Introduction
Forex trading, also known as foreign exchange trading, involves buying and selling currencies with the aim of making a profit. As the largest financial market in the world, Forex offers immense opportunities for traders. However, for beginners, navigating this market can be daunting. This guide will provide you with a solid foundation to start your Forex trading journey.
What is Forex Trading?
Forex trading is the process of exchanging one currency for another. Currencies are traded in pairs, such as EUR/USD or GBP/JPY, where the first currency is the base currency, and the second is the quote currency. The goal is to buy a currency pair at a low price and sell it at a higher price, or vice versa.
Key Forex Concepts
- Currency Pairs: Forex trading always involves currency pairs. Major pairs include EUR/USD, USD/JPY, GBP/USD, and USD/CHF. These pairs involve the most traded currencies globally.
- Pips: A pip is the smallest price movement in a currency pair. It is typically the fourth decimal place in a currency quote (e.g., 0.0001 for EUR/USD).
- Leverage: Leverage allows traders to control larger positions with a smaller amount of capital. While it can amplify profits, it also increases the risk of significant losses.
- Bid and Ask Prices: The bid price is the price at which you can sell a currency pair, while the ask price is the price at which you can buy it.
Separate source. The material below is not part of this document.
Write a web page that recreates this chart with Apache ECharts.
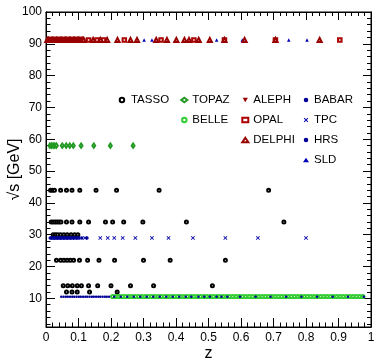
<!DOCTYPE html>
<html>
<head>
<meta charset="utf-8">
<script src="https://cdn.jsdelivr.net/npm/echarts@6/dist/echarts.min.js"></script>
<style>
html,body{margin:0;padding:0;background:#fff}
#chart{width:374px;height:362px}
</style>
</head>
<body>
<div id="chart"></div>
<script>
// Fragmentation measurements: scaled momentum z versus centre-of-mass energy.

// Axis ticks
const xTicks = [0, 0.1, 0.2, 0.3, 0.4, 0.5, 0.6, 0.7, 0.8, 0.9, 1];
const yTicks = [10, 20, 30, 40, 50, 60, 70, 80, 90, 100];
const yMinorTicks = [2, 4, 6, 8, 12, 14, 16, 18, 22, 24, 26, 28, 32, 34, 36, 38, 42, 44, 46, 48,
  52, 54, 56, 58, 62, 64, 66, 68, 72, 74, 76, 78, 82, 84, 86, 88, 92, 94, 96, 98];

// Energies (GeV)
const eTasso = [12, 14, 22, 30, 34, 44];
const eTopaz = 58;
const eBelle = 10.58;
const eBabar = 10.54;
const ePep = 29;
const eZ = 91.2;

// TASSO z values per energy
const tasso12 = [0.063, 0.080, 0.096, 0.134, 0.219];
const tasso14 = [0.053, 0.067, 0.081, 0.096, 0.109, 0.131, 0.159, 0.200, 0.260, 0.331, 0.512];
const tasso22 = [0.032, 0.045, 0.055, 0.065, 0.075, 0.085, 0.103, 0.128, 0.163, 0.211, 0.300, 0.382, 0.552];
const tasso30 = [0.022, 0.029, 0.036, 0.045, 0.055, 0.065, 0.077, 0.088, 0.098];
const tasso34 = [0.016, 0.022, 0.028, 0.034, 0.040, 0.046, 0.063, 0.080, 0.104, 0.131, 0.183, 0.205, 0.239, 0.298, 0.432, 0.732];
const tasso44 = [0.014, 0.020, 0.026, 0.045, 0.063, 0.080, 0.104, 0.154, 0.217, 0.348, 0.685];

// TOPAZ
const topazZ = [0.012, 0.017, 0.022, 0.027, 0.032, 0.050, 0.062, 0.073, 0.084, 0.108, 0.147, 0.198, 0.268];

// BELLE
const belleZ = [0.205, 0.215, 0.225, 0.235, 0.245, 0.255, 0.265, 0.275, 0.285, 0.295,
  0.305, 0.315, 0.325, 0.335, 0.345, 0.355, 0.365, 0.375, 0.385, 0.395,
  0.405, 0.415, 0.425, 0.435, 0.445, 0.455, 0.465, 0.475, 0.485, 0.495,
  0.505, 0.515, 0.525, 0.535, 0.545, 0.555, 0.565, 0.575, 0.585, 0.595,
  0.605, 0.615, 0.625, 0.635, 0.645, 0.655, 0.665, 0.675, 0.685, 0.695,
  0.705, 0.715, 0.725, 0.735, 0.745, 0.755, 0.765, 0.775, 0.785, 0.795,
  0.805, 0.815, 0.825, 0.835, 0.845, 0.855, 0.865, 0.875, 0.885, 0.895,
  0.905, 0.915, 0.925, 0.935, 0.945, 0.955, 0.965, 0.975];

// BABAR
const babarZ = [0.047, 0.054, 0.061, 0.067, 0.074, 0.081, 0.087, 0.094, 0.101, 0.107, 0.114, 0.121,
  0.127, 0.134, 0.141, 0.147, 0.154, 0.161, 0.167, 0.174, 0.181, 0.187, 0.194,
  0.21, 0.23, 0.25, 0.27, 0.29, 0.31, 0.33, 0.35, 0.37, 0.39, 0.41, 0.43,
  0.447, 0.469, 0.487, 0.504, 0.525, 0.540, 0.558, 0.597, 0.645, 0.691, 0.739, 0.786,
  0.834, 0.882, 0.929, 0.978];

// TPC and HRS (29 GeV)
const tpcZ = [0.02, 0.03, 0.04, 0.05, 0.06, 0.07, 0.08, 0.09, 0.10, 0.12, 0.167, 0.190, 0.210,
  0.236, 0.275, 0.326, 0.377, 0.452, 0.552, 0.652, 0.800];
const hrsZ = [0.013, 0.017, 0.021, 0.025, 0.029, 0.033, 0.037, 0.041, 0.045, 0.049, 0.054, 0.059,
  0.064, 0.069, 0.074, 0.079, 0.085, 0.092, 0.100, 0.110, 0.126];

// Z-pole experiments
const alephZ = [0.006, 0.011, 0.016, 0.021, 0.026, 0.031, 0.036, 0.041, 0.046, 0.051, 0.056, 0.061,
  0.066, 0.071, 0.076, 0.081, 0.086, 0.091, 0.096, 0.101, 0.106, 0.111, 0.116];
const opalZ = [0.010, 0.020, 0.030, 0.040, 0.050, 0.060, 0.070, 0.080, 0.090, 0.100, 0.110,
  0.131, 0.157, 0.177, 0.241, 0.354, 0.455, 0.549, 0.706, 0.904];
const delphiZ = [0.004, 0.008, 0.012, 0.016, 0.020, 0.024, 0.028, 0.032, 0.036, 0.040, 0.044,
  0.048, 0.052, 0.056, 0.060, 0.064, 0.068, 0.072, 0.076, 0.080, 0.084, 0.088, 0.092,
  0.096, 0.100, 0.104, 0.108, 0.112, 0.116, 0.145, 0.167, 0.188, 0.220, 0.260, 0.280,
  0.339, 0.372, 0.401, 0.426, 0.440, 0.470, 0.504, 0.549, 0.611, 0.706, 0.842];
const sldZ = [0.010, 0.020, 0.030, 0.040, 0.050, 0.060, 0.070, 0.080, 0.090, 0.100, 0.110,
  0.124, 0.302, 0.326, 0.466, 0.525, 0.604, 0.747, 0.803];

const FONT = '"Liberation Sans", Arial, Helvetica, sans-serif';
const RED = '#990000';
const BLUE = '#000099';
const CROSS = 'path://M0,1.4L1.4,0L5,3.6L8.6,0L10,1.4L6.4,5L10,8.6L8.6,10L5,6.4L1.4,10L0,8.6L3.6,5Z';
const DOWN_TRIANGLE = 'path://M0,0L10,0L5,8.66Z';

const pts = (zs, e) => zs.map(z => [z, e]);
const tassoData = [].concat(
  pts(tasso12, eTasso[0]), pts(tasso14, eTasso[1]), pts(tasso22, eTasso[2]),
  pts(tasso30, eTasso[3]), pts(tasso34, eTasso[4]), pts(tasso44, eTasso[5]));

function sc(name, data, symbol, size, color, border) {
  const itemStyle = { color, opacity: 1 };
  if (border) itemStyle.borderWidth = border;
  return {
    name, type: 'scatter', data, symbol, symbolSize: size, itemStyle,
    emphasis: { disabled: true }, animation: false
  };
}

const series = [
  sc('TASSO', tassoData, 'emptyCircle', 3, '#000', 2.6),
  sc('TOPAZ', pts(topazZ, eTopaz), 'emptyDiamond', [3, 4.5], '#229922', 1.2),
  sc('BELLE', pts(belleZ, eBelle), 'emptyCircle', 3.2, '#33cc33', 1),
  sc('BABAR', pts(babarZ, eBabar), 'circle', 2.5, BLUE),
  sc('TPC', pts(tpcZ, ePep), CROSS, 4, '#0000aa'),
  sc('HRS', pts(hrsZ, ePep), 'circle', 3.5, BLUE),
  sc('SLD', pts(sldZ, eZ), 'triangle', 3.5, '#0000bb'),
  sc('OPAL', pts(opalZ, eZ), 'emptyRect', 3.5, '#aa0000', 1.3),
  sc('ALEPH', pts(alephZ, eZ), DOWN_TRIANGLE, 4, RED),
  sc('DELPHI', pts(delphiZ, eZ), 'emptyTriangle', 4.2, RED, 1.5)
];

function legendCol(names, left, w) {
  return {
    data: names, left, top: 90, orient: 'vertical', itemGap: 0, padding: 0,
    itemWidth: w, itemHeight: 4.5, selectedMode: false,
    textStyle: { fontFamily: FONT, fontSize: 11.5, color: '#000', lineHeight: 20 }
  };
}

const tickStyle = { color: '#000', width: 1 };
const option = {
  animation: false,
  grid: { left: 46, right: 3, top: 12, bottom: 35, show: true, borderColor: '#000', borderWidth: 1, outerBoundsMode: 'none' },
  legend: [
    legendCol(['TASSO'], 118.7, 8),
    legendCol(['TOPAZ', 'BELLE'], 180.3, 6),
    legendCol(['ALEPH', 'OPAL', 'DELPHI'], 241.3, 6),
    legendCol(['BABAR', 'TPC', 'HRS', 'SLD'], 303, 6)
  ],
  xAxis: [
    {
      type: 'value', position: 'bottom', min: xTicks[0], max: xTicks[xTicks.length - 1], interval: 0.1,
      axisLine: { show: true, lineStyle: tickStyle },
      axisTick: { show: true, inside: true, length: 9, lineStyle: tickStyle },
      minorTick: { show: true, splitNumber: 5, length: 4.5, lineStyle: tickStyle },
      splitLine: { show: false }, minorSplitLine: { show: false },
      axisLabel: { margin: 5, fontFamily: FONT, fontSize: 12, color: '#000',
        formatter: v => String(xTicks.find(t => Math.abs(t - v) < 1e-6) ?? v) },
      name: 'z', nameLocation: 'middle', nameGap: 19, nameMoveOverlap: false,
      nameTextStyle: { fontFamily: FONT, fontSize: 16, color: '#000' }
    },
    {
      type: 'value', position: 'top', min: 0, max: 1, interval: 0.1,
      axisLine: { show: true, lineStyle: tickStyle },
      axisTick: { show: true, inside: true, length: 8, lineStyle: tickStyle },
      minorTick: { show: true, splitNumber: 5, length: 4, lineStyle: tickStyle },
      splitLine: { show: false }, axisLabel: { show: false }
    }
  ],
  yAxis: [
    {
      type: 'value', position: 'left', min: 1, max: 100,
      axisLine: { show: true, lineStyle: tickStyle },
      axisTick: { show: true, inside: true, length: 9, lineStyle: tickStyle, customValues: yTicks },
      splitLine: { show: false },
      axisLabel: { margin: 4, fontFamily: FONT, fontSize: 12, color: '#000', customValues: yTicks },
      name: '√s [GeV]', nameLocation: 'middle', nameGap: 23, nameMoveOverlap: false,
      nameTextStyle: { fontFamily: FONT, fontSize: 16, color: '#000' }
    },
    {
      type: 'value', position: 'left', min: 1, max: 100,
      axisLine: { show: true, lineStyle: tickStyle },
      axisTick: { show: true, inside: true, length: 4.5, lineStyle: tickStyle, customValues: yMinorTicks },
      splitLine: { show: false }, axisLabel: { show: false }
    },
    {
      type: 'value', position: 'right', min: 1, max: 100,
      axisLine: { show: true, lineStyle: tickStyle },
      axisTick: { show: true, inside: true, length: 8, lineStyle: tickStyle, customValues: yTicks },
      splitLine: { show: false }, axisLabel: { show: false }
    },
    {
      type: 'value', position: 'right', min: 1, max: 100,
      axisLine: { show: true, lineStyle: tickStyle },
      axisTick: { show: true, inside: true, length: 4, lineStyle: tickStyle, customValues: yMinorTicks },
      splitLine: { show: false }, axisLabel: { show: false }
    }
  ],
  series
};

const chart = echarts.init(document.getElementById('chart'), null, { renderer: 'canvas' });
chart.setOption(option);
</script>
</body>
</html>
The difference between these two prices is called the spread.
Setting Up a Forex Trading Account
- Choose a Reliable Broker: Select a broker that is regulated, offers a user-friendly platform, and provides good customer support.
- Open a Demo Account: Before risking real money, practice trading on a demo account. This helps you familiarize yourself with the trading platform and test your strategies.
- Deposit Funds: Once you’re comfortable, open a live account and deposit funds. Ensure you only invest money you can afford to lose.
Basic Forex Trading Strategies
- Technical Analysis: This involves analyzing past price movements and using technical indicators like moving averages and trend lines to predict future price movements.
- Fundamental Analysis: This strategy focuses on economic indicators, news events, and geopolitical developments that can impact currency values.
- Risk Management: Always use stop-loss orders to limit potential losses and avoid risking more than 1-2% of your trading capital on a single trade.
Common Mistakes to Avoid
- Lack of Education: Ensure you understand the basics of Forex trading and continuously educate yourself.
- Overtrading: Avoid making too many trades based on emotions rather than analysis.
- Ignoring Risk Management: Always implement risk management strategies to protect your capital.
Conclusion
Forex trading offers great opportunities, but it also comes with risks. By understanding the basics, practicing on a demo account, and continuously educating yourself, you can increase your chances of success. Remember, patience and discipline are key in Forex trading. Happy trading!